Dialectique difficile à supporter entre analyse et réflexivité, s’appuyant sur une exigeante herméneutique de l’ipséité. Tel semble être le dessein de Soi-même comme un autre, qui se profile au travers de questions. L'ouvrage Soi-même comme un autre implique un défi aux philosophes qui ont dénié le sujet et la question du sens. P. Ricœur veut comprendre “ce que je dis quand je dis : “soi-même”. Il passe de la problématique du sujet à la problématique de l’identité. La question n’est plus : “Qu’est-ce que l’homme ?”, mais “Qui suis-je ?”, “qui parle ?”, “qui agit ?”. La philosophie éthique et morale vise à déterminer le sujet de l’action à partir des catégories de bon et d’obligatoire. “Qui se raconte ?” Raconter est manifestation de la liberté. C’est rendre digne l’événement raconté. “Qui est responsable?” L’altérité est précisément la tâche éthique de transformer le tiers exclu en tiers inclus. P. Ricœur ne comprend pas l’homme sous le signe de la finitude. L’homme est un être double : fini, et ouvert à l’infini qui ne supprime pas la finitude, l’infini auquel l'homme aspire aussi bien dans sa connaissance que dans son agir pratique ou sa vie affective.

La loi universelle, sans considération des situations particulières peut être inhumaine. Le conflit entre universalité de la loi et les particularités des situations (cf. le Code d’Hammurapi, situationniste) constitue le tragique de l’action éthique, exigeant l’art de négocier la meilleure solution entre le respect dû à la loi et la reconnaissance des situations particulières.
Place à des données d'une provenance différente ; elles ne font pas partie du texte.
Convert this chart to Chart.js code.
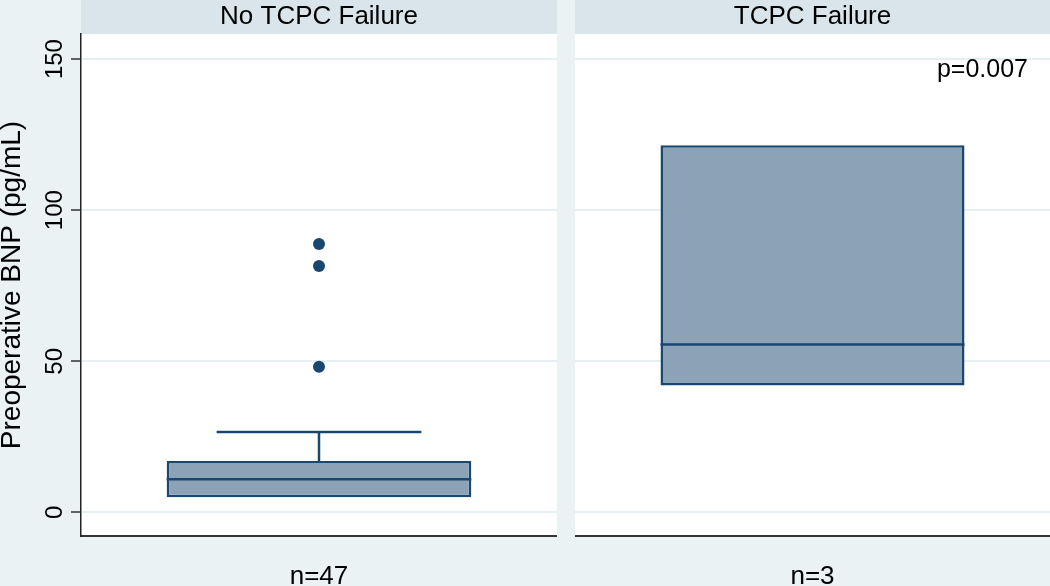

Avec le concept de loi l’universalisation de la règle est établie. On rejoint le formalisme de la morale kantienne, lequel semble être cautionné par le concept de loi naturelle que Thomas d’Aquin avait déjà thématisé (11). Il y aurait unité et universalité anthropologiques entraînant l’unité et l’universalité éthiques des préceptes fondamentaux de la conduite humaine. Il y aurait, par-delà les évolutions historiques et les adaptations historico-culturelles des structures de la société humaine, une identité humaine fondée sur des préceptes premiers. Disons que, de ce point de vue, éthique et anthropologie sont liées, comme désir et norme, comme structures et orientations morales fondamentales.
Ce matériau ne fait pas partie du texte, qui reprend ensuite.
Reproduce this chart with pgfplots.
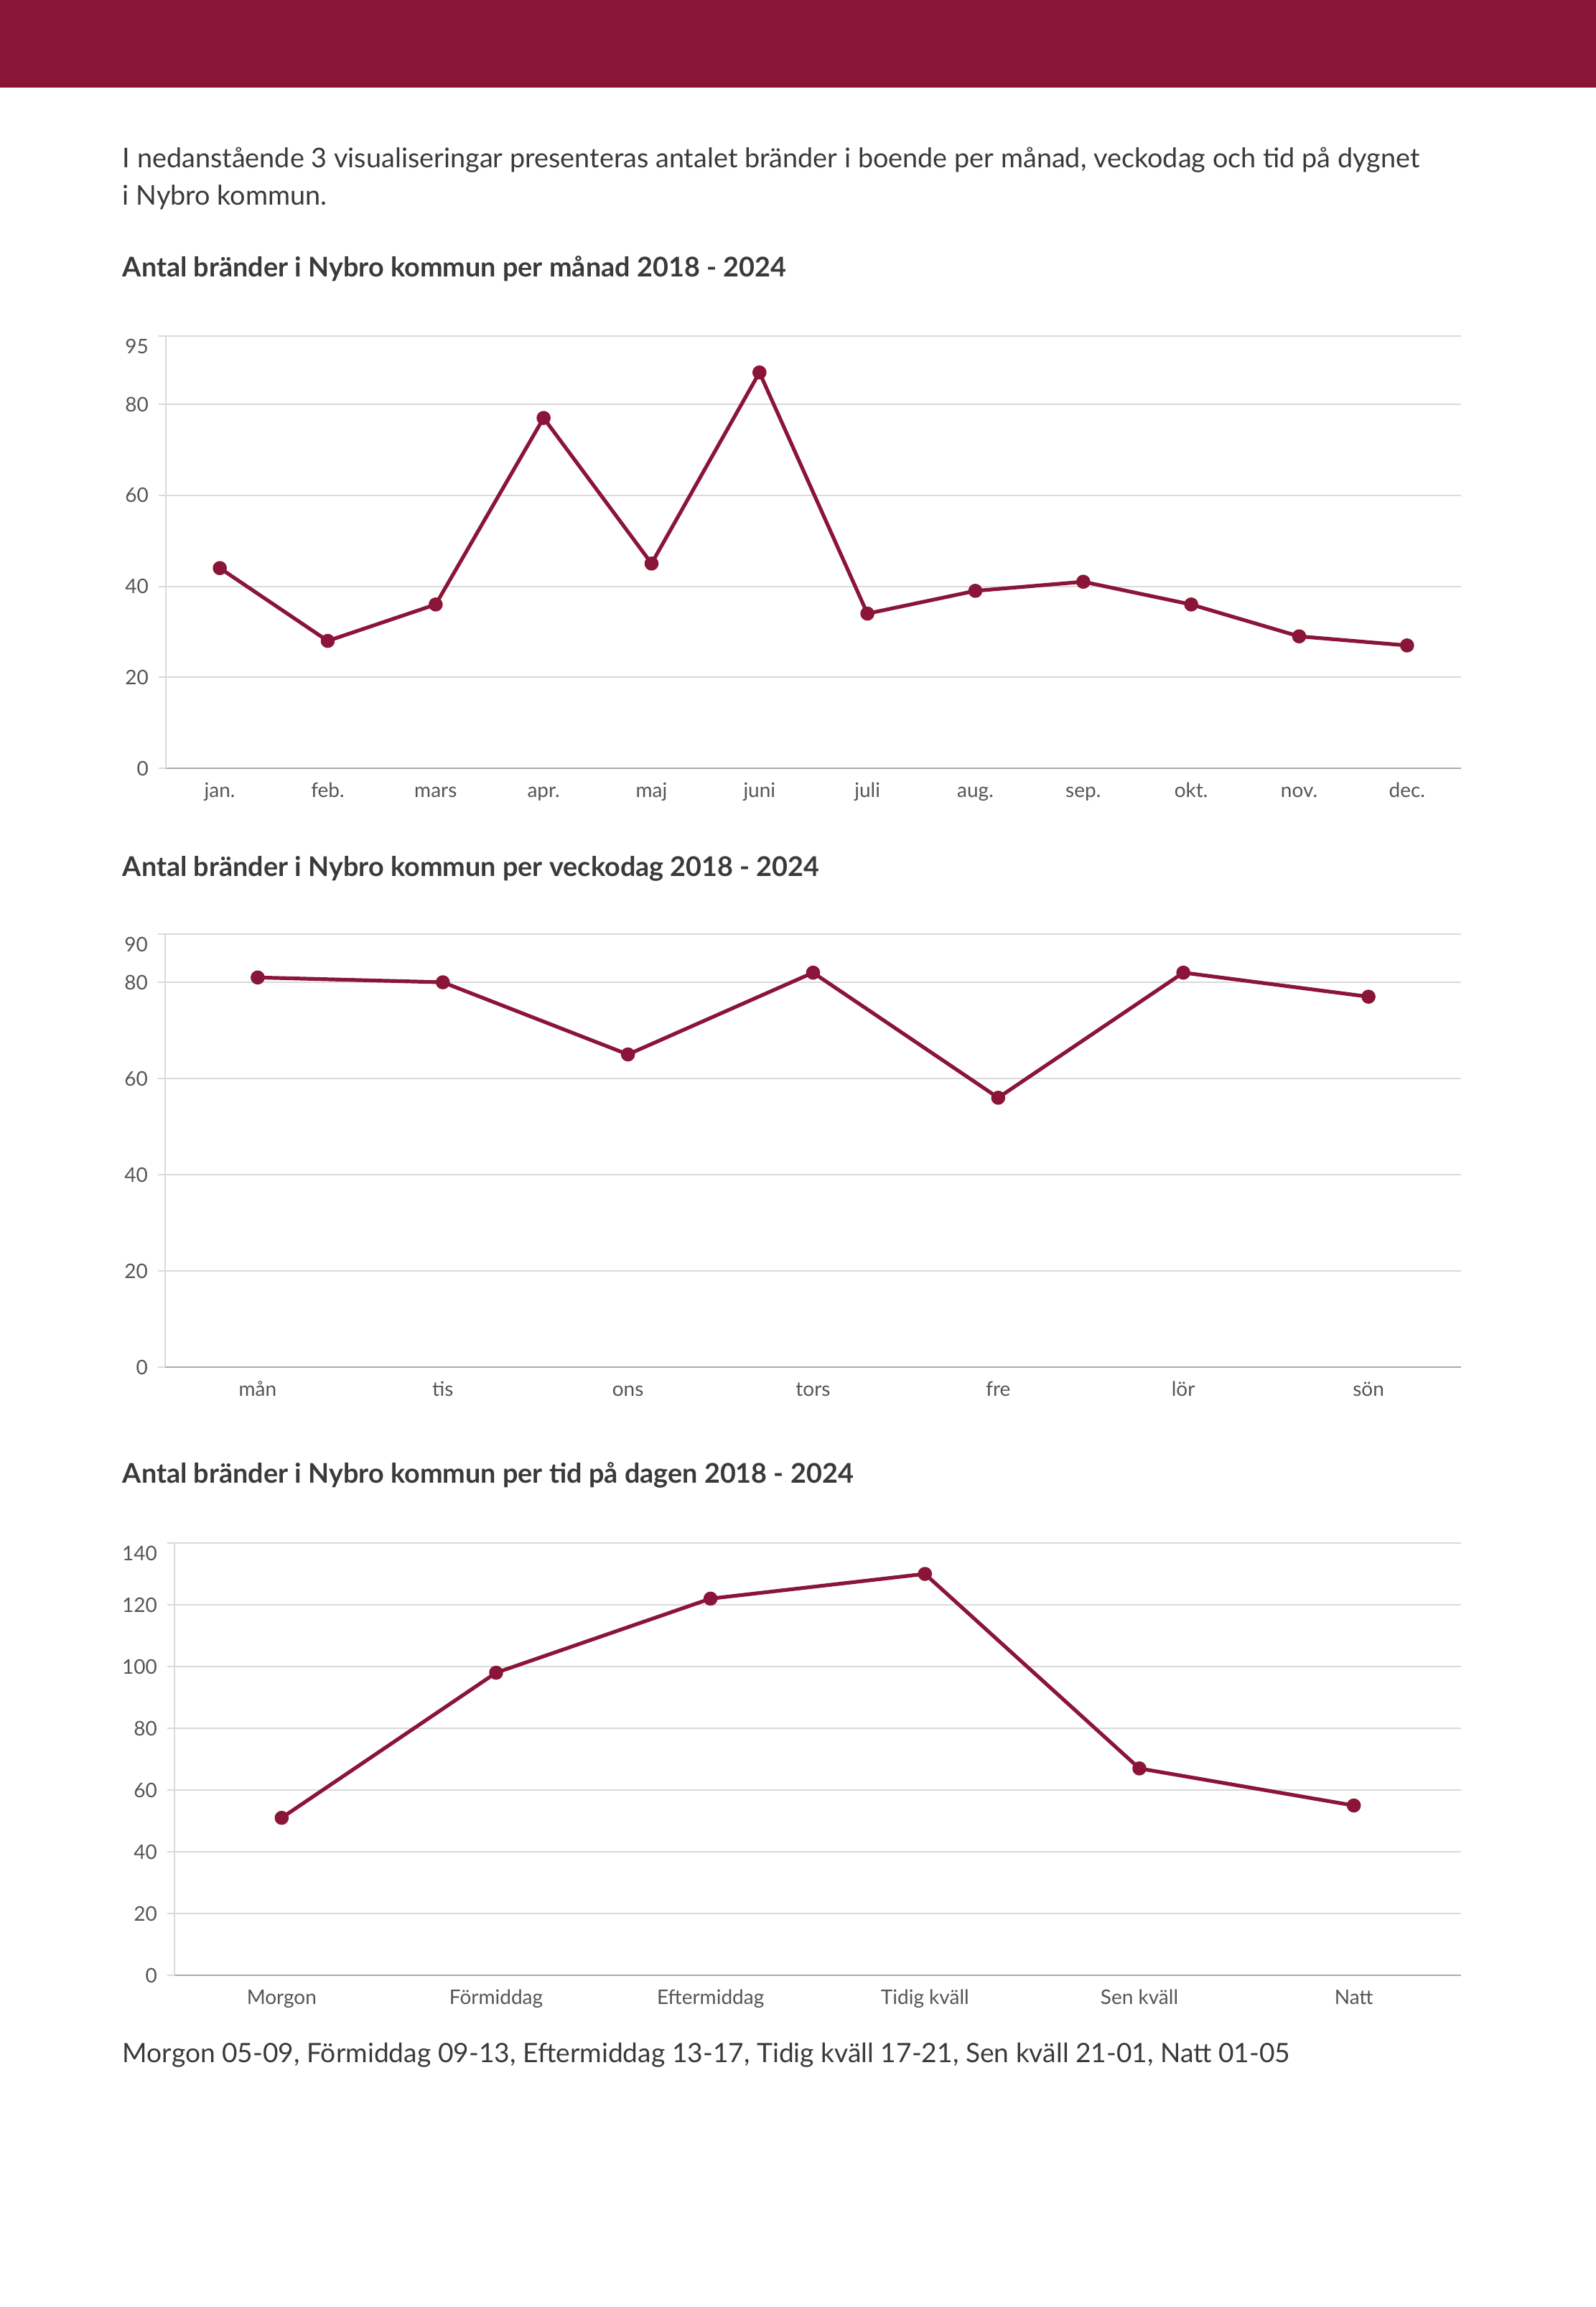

Mais alors, si  des finalités assignées aux conduites sont déjà qualifiées, déterminées, du même mouvement, ontologique et éthique, le concept de nature humaine n’est pas neutre. Le risque est alors d’attribuer à la nature humaine la fonction de régulateur moral fondé sur les finalités ontologiques invariables, alors qu’on ne peut jamais présenter ces finalités, ces déterminismes, aux instances déterminantes sans permettre un jugement fondé par la raison pratique. L’universalité est à la fois l’universalité de la nature humaine ontologiquement donnée, imposée, et d’une loi morale qui doit s’y plier.

 

Gérard LEROY, le 2 décembre 2011

  1. Paul Ricœur, Avant la loi morale, l’éthique, p. 65.
  2. Paul Ricœur, Soi-même comme un autre, Le Seuil, p. 45.
  3.  id. p. 65.
  4. Il faut redire que Emmanuel Lévinas voit dans ce qu’il appelle “l’épiphanie du visage” d’autrui, l’expression même d’une hauteur qui s’oppose, en son infinité, à toute tentative de meurtre; l’absolument Autre se présente comme “la résistance de ce qui n’a pas de résistance — la résistance éthique”.
  5. id. p. 65.
  6. Ex 20, 13-16.
  7. Tous les membres du peuple d’Israël sont sujets de la loi. L’impératif qui s’adresse à eux n’a de sens que s’il permet de construire, non pas des lots de vie côte-à-côte, mais une communauté de vie, de destin. Cet aspect social renvoie à la force de la loi, mue non par une raison individuelle, mais par la raison à l’œuvre dans l’inter-locution, l’interaction, chère aux philosophes de l’éthique communicationnelle, tel J. Habermas.
  8. cf.Pirqé Avot, Traité des Pères.
  9. P. Ricœur, Soi-même comme un autre, op. cit., p. 45.
  10. id. p. 45.
  11. Dieu a donné une loi aux hommes, cf. Thomas d’Aquin, Contra Gentiles, L III, Ed. Lethielleux, chapitre 114, p. 555; cette loi lui impose un comportement raisonnable vis-à-vis des biens corporels et sensibles, id. chapitre 121; les lois positives doivent être conformes à la nature, id. chapitre 123.